- _Data provided_
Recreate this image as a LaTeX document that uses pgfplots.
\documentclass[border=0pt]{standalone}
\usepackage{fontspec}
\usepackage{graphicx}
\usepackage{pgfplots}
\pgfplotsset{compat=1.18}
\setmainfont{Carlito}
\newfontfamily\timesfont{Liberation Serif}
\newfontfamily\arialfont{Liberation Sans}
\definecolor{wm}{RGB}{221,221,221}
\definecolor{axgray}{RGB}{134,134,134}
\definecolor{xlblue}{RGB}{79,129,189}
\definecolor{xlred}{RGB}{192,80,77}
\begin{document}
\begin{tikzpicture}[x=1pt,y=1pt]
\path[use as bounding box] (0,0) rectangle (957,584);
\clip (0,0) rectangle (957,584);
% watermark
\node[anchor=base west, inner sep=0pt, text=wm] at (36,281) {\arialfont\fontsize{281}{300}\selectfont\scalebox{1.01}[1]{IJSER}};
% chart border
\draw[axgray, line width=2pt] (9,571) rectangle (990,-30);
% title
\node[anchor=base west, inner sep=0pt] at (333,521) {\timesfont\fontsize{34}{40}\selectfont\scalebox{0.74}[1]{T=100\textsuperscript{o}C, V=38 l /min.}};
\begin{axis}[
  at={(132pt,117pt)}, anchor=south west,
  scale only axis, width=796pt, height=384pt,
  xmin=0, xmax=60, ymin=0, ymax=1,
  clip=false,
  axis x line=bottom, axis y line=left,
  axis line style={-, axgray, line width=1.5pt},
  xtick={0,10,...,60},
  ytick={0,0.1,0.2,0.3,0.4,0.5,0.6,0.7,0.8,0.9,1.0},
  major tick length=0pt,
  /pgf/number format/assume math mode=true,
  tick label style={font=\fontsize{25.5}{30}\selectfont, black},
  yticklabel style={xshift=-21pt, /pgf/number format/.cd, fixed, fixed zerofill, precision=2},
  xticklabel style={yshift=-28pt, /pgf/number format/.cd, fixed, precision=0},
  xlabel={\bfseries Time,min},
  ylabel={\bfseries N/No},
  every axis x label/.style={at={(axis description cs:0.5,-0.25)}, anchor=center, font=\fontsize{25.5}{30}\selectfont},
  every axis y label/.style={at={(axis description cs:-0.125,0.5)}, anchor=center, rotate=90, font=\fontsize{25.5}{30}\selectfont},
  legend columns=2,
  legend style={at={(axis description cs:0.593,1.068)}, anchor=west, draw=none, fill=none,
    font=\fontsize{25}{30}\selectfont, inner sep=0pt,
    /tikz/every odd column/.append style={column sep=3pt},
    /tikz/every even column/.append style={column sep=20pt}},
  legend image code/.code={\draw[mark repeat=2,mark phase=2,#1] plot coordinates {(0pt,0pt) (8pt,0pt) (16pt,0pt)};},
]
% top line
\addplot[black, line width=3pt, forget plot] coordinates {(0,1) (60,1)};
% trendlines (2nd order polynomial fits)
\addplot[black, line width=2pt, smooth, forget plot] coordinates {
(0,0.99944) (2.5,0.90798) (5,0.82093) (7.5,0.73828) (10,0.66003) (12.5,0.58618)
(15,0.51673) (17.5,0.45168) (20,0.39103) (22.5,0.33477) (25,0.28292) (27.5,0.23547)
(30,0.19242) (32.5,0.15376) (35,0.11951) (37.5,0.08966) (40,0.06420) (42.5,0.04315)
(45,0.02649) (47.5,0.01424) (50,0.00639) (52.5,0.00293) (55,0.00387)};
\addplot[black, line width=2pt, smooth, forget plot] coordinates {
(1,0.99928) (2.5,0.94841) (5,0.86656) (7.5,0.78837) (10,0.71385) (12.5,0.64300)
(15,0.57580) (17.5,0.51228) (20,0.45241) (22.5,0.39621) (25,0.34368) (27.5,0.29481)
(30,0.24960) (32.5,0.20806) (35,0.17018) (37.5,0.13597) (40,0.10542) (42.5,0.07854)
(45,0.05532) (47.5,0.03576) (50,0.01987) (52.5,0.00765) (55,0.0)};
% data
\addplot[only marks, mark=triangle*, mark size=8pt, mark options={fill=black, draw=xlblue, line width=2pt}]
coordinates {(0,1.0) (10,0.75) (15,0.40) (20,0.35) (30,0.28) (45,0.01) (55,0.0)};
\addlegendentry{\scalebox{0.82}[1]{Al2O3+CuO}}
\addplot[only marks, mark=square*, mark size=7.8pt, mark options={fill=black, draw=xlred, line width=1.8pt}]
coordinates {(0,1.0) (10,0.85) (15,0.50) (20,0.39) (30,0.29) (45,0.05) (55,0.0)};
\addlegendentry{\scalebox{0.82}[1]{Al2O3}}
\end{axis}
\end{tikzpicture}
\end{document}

- _Stated goal_
Return the listing above in full, character for character.

- _Final answer_
Recreate this image as a LaTeX document that uses pgfplots.
\documentclass[border=0pt]{standalone}
\usepackage{fontspec}
\usepackage{graphicx}
\usepackage{pgfplots}
\pgfplotsset{compat=1.18}
\setmainfont{Carlito}
\newfontfamily\timesfont{Liberation Serif}
\newfontfamily\arialfont{Liberation Sans}
\definecolor{wm}{RGB}{221,221,221}
\definecolor{axgray}{RGB}{134,134,134}
\definecolor{xlblue}{RGB}{79,129,189}
\definecolor{xlred}{RGB}{192,80,77}
\begin{document}
\begin{tikzpicture}[x=1pt,y=1pt]
\path[use as bounding box] (0,0) rectangle (957,584);
\clip (0,0) rectangle (957,584);
% watermark
\node[anchor=base west, inner sep=0pt, text=wm] at (36,281) {\arialfont\fontsize{281}{300}\selectfont\scalebox{1.01}[1]{IJSER}};
% chart border
\draw[axgray, line width=2pt] (9,571) rectangle (990,-30);
% title
\node[anchor=base west, inner sep=0pt] at (333,521) {\timesfont\fontsize{34}{40}\selectfont\scalebox{0.74}[1]{T=100\textsuperscript{o}C, V=38 l /min.}};
\begin{axis}[
  at={(132pt,117pt)}, anchor=south west,
  scale only axis, width=796pt, height=384pt,
  xmin=0, xmax=60, ymin=0, ymax=1,
  clip=false,
  axis x line=bottom, axis y line=left,
  axis line style={-, axgray, line width=1.5pt},
  xtick={0,10,...,60},
  ytick={0,0.1,0.2,0.3,0.4,0.5,0.6,0.7,0.8,0.9,1.0},
  major tick length=0pt,
  /pgf/number format/assume math mode=true,
  tick label style={font=\fontsize{25.5}{30}\selectfont, black},
  yticklabel style={xshift=-21pt, /pgf/number format/.cd, fixed, fixed zerofill, precision=2},
  xticklabel style={yshift=-28pt, /pgf/number format/.cd, fixed, precision=0},
  xlabel={\bfseries Time,min},
  ylabel={\bfseries N/No},
  every axis x label/.style={at={(axis description cs:0.5,-0.25)}, anchor=center, font=\fontsize{25.5}{30}\selectfont},
  every axis y label/.style={at={(axis description cs:-0.125,0.5)}, anchor=center, rotate=90, font=\fontsize{25.5}{30}\selectfont},
  legend columns=2,
  legend style={at={(axis description cs:0.593,1.068)}, anchor=west, draw=none, fill=none,
    font=\fontsize{25}{30}\selectfont, inner sep=0pt,
    /tikz/every odd column/.append style={column sep=3pt},
    /tikz/every even column/.append style={column sep=20pt}},
  legend image code/.code={\draw[mark repeat=2,mark phase=2,#1] plot coordinates {(0pt,0pt) (8pt,0pt) (16pt,0pt)};},
]
% top line
\addplot[black, line width=3pt, forget plot] coordinates {(0,1) (60,1)};
% trendlines (2nd order polynomial fits)
\addplot[black, line width=2pt, smooth, forget plot] coordinates {
(0,0.99944) (2.5,0.90798) (5,0.82093) (7.5,0.73828) (10,0.66003) (12.5,0.58618)
(15,0.51673) (17.5,0.45168) (20,0.39103) (22.5,0.33477) (25,0.28292) (27.5,0.23547)
(30,0.19242) (32.5,0.15376) (35,0.11951) (37.5,0.08966) (40,0.06420) (42.5,0.04315)
(45,0.02649) (47.5,0.01424) (50,0.00639) (52.5,0.00293) (55,0.00387)};
\addplot[black, line width=2pt, smooth, forget plot] coordinates {
(1,0.99928) (2.5,0.94841) (5,0.86656) (7.5,0.78837) (10,0.71385) (12.5,0.64300)
(15,0.57580) (17.5,0.51228) (20,0.45241) (22.5,0.39621) (25,0.34368) (27.5,0.29481)
(30,0.24960) (32.5,0.20806) (35,0.17018) (37.5,0.13597) (40,0.10542) (42.5,0.07854)
(45,0.05532) (47.5,0.03576) (50,0.01987) (52.5,0.00765) (55,0.0)};
% data
\addplot[only marks, mark=triangle*, mark size=8pt, mark options={fill=black, draw=xlblue, line width=2pt}]
coordinates {(0,1.0) (10,0.75) (15,0.40) (20,0.35) (30,0.28) (45,0.01) (55,0.0)};
\addlegendentry{\scalebox{0.82}[1]{Al2O3+CuO}}
\addplot[only marks, mark=square*, mark size=7.8pt, mark options={fill=black, draw=xlred, line width=1.8pt}]
coordinates {(0,1.0) (10,0.85) (15,0.50) (20,0.39) (30,0.29) (45,0.05) (55,0.0)};
\addlegendentry{\scalebox{0.82}[1]{Al2O3}}
\end{axis}
\end{tikzpicture}
\end{document}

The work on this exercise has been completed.